At 9:37 AM, Anonymous Endymion said...

"I feel so sorry for the poor displaced black people of New Orleans" - hold on one second while I order oysters en brochette and turtle soup for my infant sons at Galatoires - "really, it's a shame that children are eating their own feces for breakfast" - one sec, yes sir, I would like a flute of champagne and my wife will have a glass of Opus One.

Fucking idiot.

 
At 11:20 AM, Blogger codell said...

I thought about just deleting this comment, since it's clearly the product of a halfwit. But I decided to respond instead.

New Orleans is, for me, about both the highs and the lows. When I lived there, I ate red beans a couple times a week -- not just because they were delicious, but because I, like many others, couldn't afford much more. I also ate oysters, which are cheaper in New Orleans than almost anywhere else in the country, and boiled crawfish from the corner store. And a couple times a year, we would splurge on a nice meal at Galatoire's or another fancy place. For me, New Orleans was, and remains, special because it has such strengths at both ends of the spectrum. I never went to a Mardi Gras ball, but I cheer when Rex goes past because I like the idea of a king-for-a-day. I may have lived in a little shotgun, but it was just as attractive and architecturally distinctive as the mansions on St. Charles. Same with the shotguns and creole cottages in the Bywater, or in the Marigny, or anywhere else in town.

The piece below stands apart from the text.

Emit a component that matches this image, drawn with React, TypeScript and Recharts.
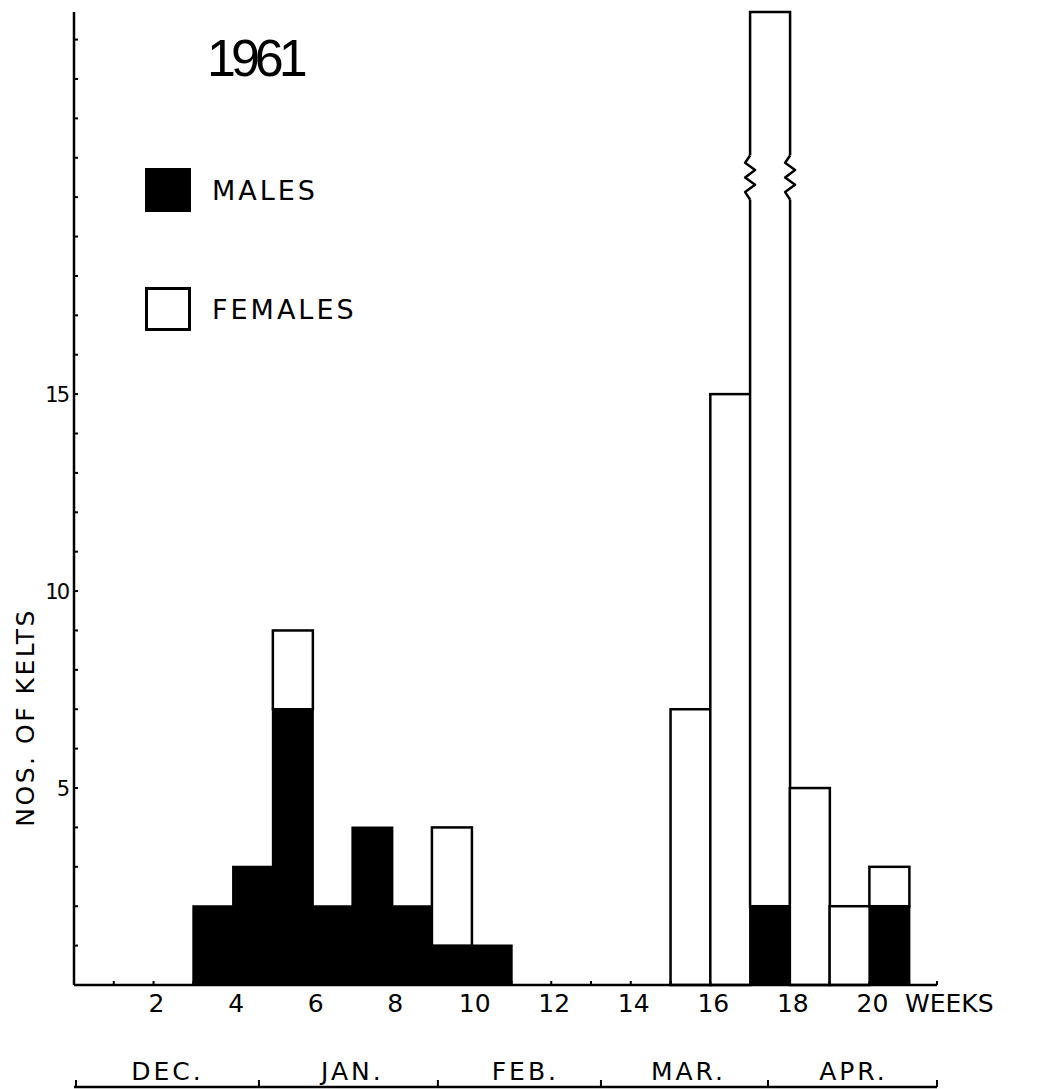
import { BarChart, Bar, XAxis, YAxis, Legend } from "recharts";

// week at which each bar starts (bar covers week .. week+1)
const weeks = [0, 1, 2, 3, 4, 5, 6, 7, 8, 9, 10, 11, 12, 13, 14, 15, 16, 17, 18, 19, 20];
const males = [0, 0, 0, 2, 3, 7, 2, 4, 2, 1, 1, 0, 0, 0, 0, 0, 0, 2, 0, 0, 2];
const females = [0, 0, 0, 0, 0, 2, 0, 0, 0, 3, 0, 0, 0, 0, 0, 7, 15, 22.7, 5, 2, 1];
// the bar for this week runs off the page, drawn with a break
const brokenWeeks = [17];
const breakValue = 20.5;

const weekTicks = [1, 2, 3, 4, 5, 6, 7, 8, 9, 10, 11, 12, 13, 14, 15, 16, 17, 18, 19, 20, 21, 21.7];
const weekLabels = [2, 4, 6, 8, 10, 12, 14, 16, 18, 20];
const countTicks = [1, 2, 3, 4, 5, 6, 7, 8, 9, 10, 11, 12, 13, 14, 15, 16, 17, 18, 19, 20, 21, 22, 23, 24];
const countLabels = [5, 10, 15];

const months = ["DEC.", "JAN.", "FEB.", "MAR.", "APR."];
const monthMid = [2.35, 7.0, 11.35, 15.45, 19.6];
const monthBounds = [0.05, 4.65, 9.15, 13.25, 17.45, 21.7];

const legendOrder = ["males", "females"];

const data = weeks.map((w, i) => ({
  mid: w + 0.5,
  males: males[i],
  females: females[i],
  broken: brokenWeeks.includes(w),
}));

const FONT = "DejaVu Sans";

const WeekTick = ({ x, y, payload }: any) => (
  <g>
    <line x1={x} x2={x} y1={y} y2={y - 4} stroke="#000" strokeWidth={2} />
    {weekLabels.includes(payload.value) && (
      <text x={x + 3} y={y + 27} textAnchor="middle" fontSize={25} fontFamily={FONT} fill="#000">
        {payload.value}
      </text>
    )}
  </g>
);

const CountTick = ({ x, y, payload }: any) => (
  <g>
    <line x1={x} x2={x + 4} y1={y} y2={y} stroke="#000" strokeWidth={2} />
    {countLabels.includes(payload.value) && (
      <text x={x - 6} y={y} dy="0.36em" textAnchor="end" fontSize={21} letterSpacing={-2} fontFamily={FONT} fill="#000">
        {payload.value}
      </text>
    )}
  </g>
);

const MonthTick = ({ x, y, index }: any) => (
  <text x={x} y={y + 35} textAnchor="middle" fontSize={25} letterSpacing={3} fontFamily={FONT} fill="#000">
    {months[index]}
  </text>
);

const BracketTick = ({ x, y }: any) => (
  <line x1={x} x2={x} y1={y} y2={y - 7} stroke="#000" strokeWidth={2} />
);

const zigzag = (x: number, y0: number, y1: number) => {
  const n = 6;
  const step = (y1 - y0) / n;
  let d = `M${x},${y0}`;
  for (let i = 1; i <= n; i++) {
    const dx = i === n ? 0 : i % 2 ? -5 : 5;
    d += ` L${x + dx},${y0 + step * i}`;
  }
  return d;
};

const FemaleBar = (props: any) => {
  const { x, y, width, height, payload } = props;
  if (!height || height <= 0) return null;
  const rect = <rect x={x} y={y} width={width} height={height} fill="#fff" stroke="#000" strokeWidth={2.5} />;
  if (!payload.broken) return rect;
  const top = payload.males + payload.females;
  const by = y + (height * (top - breakValue)) / payload.females;
  return (
    <g>
      {rect}
      <rect x={x - 3} y={by - 22} width={width + 6} height={44} fill="#fff" />
      <path d={zigzag(x, by - 22, by + 22)} fill="none" stroke="#000" strokeWidth={2.5} strokeLinejoin="round" />
      <path d={zigzag(x + width, by - 22, by + 22)} fill="none" stroke="#000" strokeWidth={2.5} strokeLinejoin="round" />
    </g>
  );
};

const LegendBox = ({ payload }: any) => {
  const items = [...(payload || [])].sort(
    (a: any, b: any) => legendOrder.indexOf(a.dataKey) - legendOrder.indexOf(b.dataKey)
  );
  return (
    <div>
      {items.map((entry: any, i: number) => (
        <div
          key={entry.value}
          style={{ display: "flex", alignItems: "center", height: 44, marginBottom: i === 0 ? 75 : 0 }}
        >
          <div
            style={{
              width: 46,
              height: 44,
              boxSizing: "border-box",
              background: entry.payload?.fill ?? entry.color,
              border: "3px solid #000",
            }}
          />
          <span style={{ marginLeft: 21, fontSize: 27, letterSpacing: 3, fontFamily: FONT, lineHeight: 1, color: "#000" }}>
            {entry.value}
          </span>
        </div>
      ))}
    </div>
  );
};

const WeeksLabel = ({ viewBox }: any) => (
  <text x={viewBox.x + viewBox.width - 32} y={viewBox.y + 27} fontSize={25} fontFamily={FONT} fill="#000">
    WEEKS
  </text>
);

const CountLabel = ({ viewBox }: any) => {
  const cx = viewBox.x + 9;
  const cy = viewBox.y + viewBox.height * 0.725;
  return (
    <text
      x={cx}
      y={cy}
      transform={`rotate(-90 ${cx} ${cy})`}
      textAnchor="middle"
      dy="0.36em"
      fontSize={25}
      letterSpacing={2.5}
      fontFamily={FONT}
      fill="#000"
    >
      NOS. OF KELTS
    </text>
  );
};

export default function App() {
  return (
    <div style={{ position: "relative", width: 1021, height: 1081 }}>
      <BarChart
        width={1021}
        height={1081}
        data={data}
        margin={{ top: 4, right: 92, left: 8, bottom: 0 }}
        barCategoryGap={0}
        barGap={0}
      >
        <XAxis
          xAxisId="a-week"
          dataKey="mid"
          type="number"
          domain={[0, 21.7]}
          ticks={weekTicks}
          interval={0}
          height={60}
          tickSize={0}
          tickMargin={0}
          tickLine={false}
          tick={<WeekTick />}
          axisLine={{ stroke: "#000", strokeWidth: 2.5 }}
          label={{ content: <WeeksLabel /> }}
        />
        <XAxis
          xAxisId="b-month"
          dataKey="mid"
          type="number"
          domain={[0, 21.7]}
          ticks={monthMid}
          interval={0}
          height={42}
          tickSize={0}
          tickMargin={0}
          tickLine={false}
          axisLine={false}
          tick={<MonthTick />}
        />
        <XAxis
          xAxisId="c-bracket"
          dataKey="mid"
          type="number"
          domain={[0, 21.7]}
          ticks={monthBounds}
          interval={0}
          height={2}
          tickSize={0}
          tickMargin={0}
          tickLine={false}
          axisLine={{ stroke: "#000", strokeWidth: 2.5 }}
          tick={<BracketTick />}
        />
        <YAxis
          type="number"
          domain={[0, 24.7]}
          ticks={countTicks}
          interval={0}
          width={58}
          tickSize={0}
          tickMargin={0}
          tickLine={false}
          tick={<CountTick />}
          axisLine={{ stroke: "#000", strokeWidth: 2.5 }}
          label={{ content: <CountLabel /> }}
        />
        <Legend
          layout="horizontal"
          verticalAlign="middle"
          align="center"
          content={<LegendBox />}
          wrapperStyle={{ left: 137, top: 160, width: "auto" }}
        />
        <Bar
          xAxisId="a-week"
          dataKey="males"
          name="MALES"
          stackId="kelts"
          fill="#000"
          stroke="#000"
          strokeWidth={2}
          isAnimationActive={false}
        />
        <Bar
          xAxisId="a-week"
          dataKey="females"
          name="FEMALES"
          stackId="kelts"
          fill="#fff"
          shape={FemaleBar}
          isAnimationActive={false}
        />
      </BarChart>
      <div
        style={{
          position: "absolute",
          left: 199,
          top: 24,
          fontFamily: "Liberation Sans",
          fontSize: 52,
          lineHeight: 1,
          letterSpacing: -5,
          color: "#000",
        }}
      >
        1961
      </div>
    </div>
  );
}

But now I live in Houston, and I get to visit New Orleans only once or twice a year. According to Endymion, apparently, I shouldn't. Or maybe I shouldn't eat at Galatoire's when I'm there. That will certainly help. Yep, nothing speeds along economic recovery like tourists staying away, or else eating all their meals at Rally's while they're in town (not, mind you, that there's anything wrong with that. Rally's serves a fine burger).

Or perhaps Endymion would feel better if I'd just commented on the food, and ignored the obvious trauma that the city is still going through? Again, that would certainly help. Why comment on a catastrophe that much of the country has already forgotten about? Why mention it to Houstonians -- people with a natural affinity for New Orleans and the geographical proximity to visit and help get the city back on its feet?

I didn't lose my home or my job or my car in the hurricane. (Though I had friends who did.) But I lived in New Orleans for years, and I love the city and its people (and its oysters en brochette, you asshole). I'm going to keep going back, and I'm pretty sure I'll keep going to restaurants when I'm in town (offensive as that may be). Last I checked, that's what the city was asking people to do.

So I'm sorry if my post offended you, Endymion, though I think you're the idiot if you're offended by it.

 
At 11:36 AM, Blogger codell said...

...and for those readers who, like Endymion, don't have much information about the current economic woes of classic New Orleans restaurants, check out Ian McNulty's piece in the Gambit Online: http://www.bestofneworleans.com/dispatch/2006-05-09/restreview.php

"Summer is always the low point of New Orleans' tourist season, and this year is shaping up to be especially painful for restaurants that have relied on visitors for a major part of their business."

McNulty's an excellent food writer, by the way, and easily the equal of the Picayune's staff. If you're heading to NOLA, be sure to check out the Gambit's food section for sound advice on local restaurants, including those off the tourist path. (Note: Ignore this, Endymion. You don't believe in restaurants.)

 
At 1:08 PM, Anonymous streetcarnamedcondescension said...

"I feel morally superior to those who are actually trying to contribute to the economy of New Orleans" hold on a second while I post on someone else's blog about how I truly empathize with people by making inflammatory remarks about said people, "I mean you think encouraging people to contribute to the one remaining New Orleans industry that can employ people, might actually provide jobs for the people whose 'children are eating their own feces', come on" one sec, I need to post something about our government being morally equivalent to the Nazi regime. People like you make me sick.

Fucking cretin.

 
At 9:26 AM, Blogger codell said...

This comment has been removed by a blog administrator.